Starting at the first line of the data, print each line verbatim up to and including the line bearing "var tickValues = [1, 20, 40];", omitting pictures.

— Begin —

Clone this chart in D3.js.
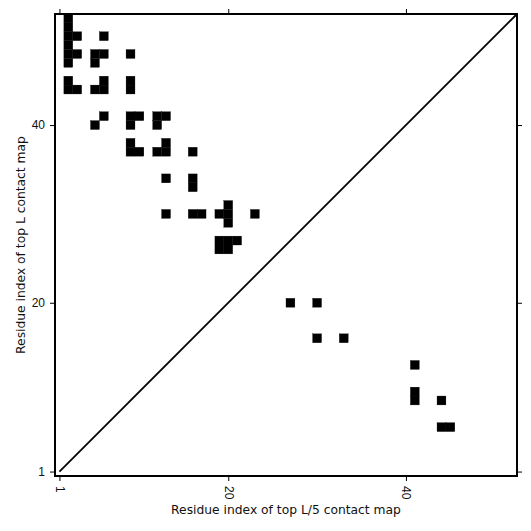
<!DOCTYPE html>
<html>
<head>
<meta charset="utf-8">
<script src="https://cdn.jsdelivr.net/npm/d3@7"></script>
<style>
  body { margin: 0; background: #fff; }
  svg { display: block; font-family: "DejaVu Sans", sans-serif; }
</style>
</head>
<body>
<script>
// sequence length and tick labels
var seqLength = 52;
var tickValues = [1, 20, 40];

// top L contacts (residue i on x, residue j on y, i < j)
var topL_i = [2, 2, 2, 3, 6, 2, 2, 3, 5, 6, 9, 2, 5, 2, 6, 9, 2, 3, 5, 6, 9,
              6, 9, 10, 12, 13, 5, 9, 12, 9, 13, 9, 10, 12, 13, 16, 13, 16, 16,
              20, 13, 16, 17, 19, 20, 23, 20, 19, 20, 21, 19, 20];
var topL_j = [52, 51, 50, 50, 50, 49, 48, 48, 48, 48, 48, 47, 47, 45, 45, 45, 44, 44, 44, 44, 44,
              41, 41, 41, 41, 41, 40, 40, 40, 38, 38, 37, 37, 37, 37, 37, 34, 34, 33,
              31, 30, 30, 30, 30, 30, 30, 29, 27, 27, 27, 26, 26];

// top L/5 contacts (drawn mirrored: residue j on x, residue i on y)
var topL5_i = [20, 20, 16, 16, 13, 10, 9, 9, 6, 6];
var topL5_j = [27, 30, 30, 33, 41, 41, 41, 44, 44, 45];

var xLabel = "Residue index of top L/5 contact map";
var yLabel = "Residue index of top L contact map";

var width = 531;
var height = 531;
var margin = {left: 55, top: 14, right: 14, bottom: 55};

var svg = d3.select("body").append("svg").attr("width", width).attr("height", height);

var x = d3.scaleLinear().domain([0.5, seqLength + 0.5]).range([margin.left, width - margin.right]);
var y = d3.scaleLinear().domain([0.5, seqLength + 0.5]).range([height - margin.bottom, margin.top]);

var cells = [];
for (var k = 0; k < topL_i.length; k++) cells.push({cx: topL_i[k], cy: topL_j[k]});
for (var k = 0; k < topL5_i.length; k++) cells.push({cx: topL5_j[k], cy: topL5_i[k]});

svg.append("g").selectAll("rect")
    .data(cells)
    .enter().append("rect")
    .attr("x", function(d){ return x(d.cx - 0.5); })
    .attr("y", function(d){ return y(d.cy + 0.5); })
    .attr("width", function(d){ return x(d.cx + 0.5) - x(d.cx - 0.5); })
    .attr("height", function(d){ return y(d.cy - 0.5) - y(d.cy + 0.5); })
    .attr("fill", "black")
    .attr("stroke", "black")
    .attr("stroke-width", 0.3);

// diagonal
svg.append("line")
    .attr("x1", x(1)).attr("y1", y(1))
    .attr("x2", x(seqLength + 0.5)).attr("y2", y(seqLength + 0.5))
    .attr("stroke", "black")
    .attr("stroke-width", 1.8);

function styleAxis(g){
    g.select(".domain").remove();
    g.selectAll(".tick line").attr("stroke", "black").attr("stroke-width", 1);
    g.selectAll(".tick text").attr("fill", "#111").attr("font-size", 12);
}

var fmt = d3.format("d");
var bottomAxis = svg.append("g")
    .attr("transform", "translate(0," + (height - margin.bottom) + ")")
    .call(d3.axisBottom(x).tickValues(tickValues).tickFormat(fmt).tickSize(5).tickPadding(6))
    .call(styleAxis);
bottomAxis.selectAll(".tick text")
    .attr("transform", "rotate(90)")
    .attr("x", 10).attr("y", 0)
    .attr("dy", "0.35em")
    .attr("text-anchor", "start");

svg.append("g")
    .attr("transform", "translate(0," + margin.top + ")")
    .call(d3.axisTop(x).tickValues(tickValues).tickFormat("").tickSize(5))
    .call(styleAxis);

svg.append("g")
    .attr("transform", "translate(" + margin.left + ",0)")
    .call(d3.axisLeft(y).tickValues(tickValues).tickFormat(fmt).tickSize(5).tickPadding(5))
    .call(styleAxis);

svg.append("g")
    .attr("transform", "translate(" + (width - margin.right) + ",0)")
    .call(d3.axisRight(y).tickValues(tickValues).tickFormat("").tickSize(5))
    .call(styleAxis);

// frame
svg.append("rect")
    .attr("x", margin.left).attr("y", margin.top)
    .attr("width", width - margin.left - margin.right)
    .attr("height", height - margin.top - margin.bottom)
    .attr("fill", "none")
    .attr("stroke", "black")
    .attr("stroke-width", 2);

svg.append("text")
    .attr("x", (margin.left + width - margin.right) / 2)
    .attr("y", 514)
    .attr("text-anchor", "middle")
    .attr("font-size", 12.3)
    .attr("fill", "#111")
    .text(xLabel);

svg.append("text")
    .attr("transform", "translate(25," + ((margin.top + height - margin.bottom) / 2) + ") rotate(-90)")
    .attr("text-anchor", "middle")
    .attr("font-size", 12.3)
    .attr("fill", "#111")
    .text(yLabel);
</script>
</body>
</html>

— End —

> [Answer for the task]
Clone this chart in D3.js.
<!DOCTYPE html>
<html>
<head>
<meta charset="utf-8">
<script src="https://cdn.jsdelivr.net/npm/d3@7"></script>
<style>
  body { margin: 0; background: #fff; }
  svg { display: block; font-family: "DejaVu Sans", sans-serif; }
</style>
</head>
<body>
<script>
// sequence length and tick labels
var seqLength = 52;
var tickValues = [1, 20, 40];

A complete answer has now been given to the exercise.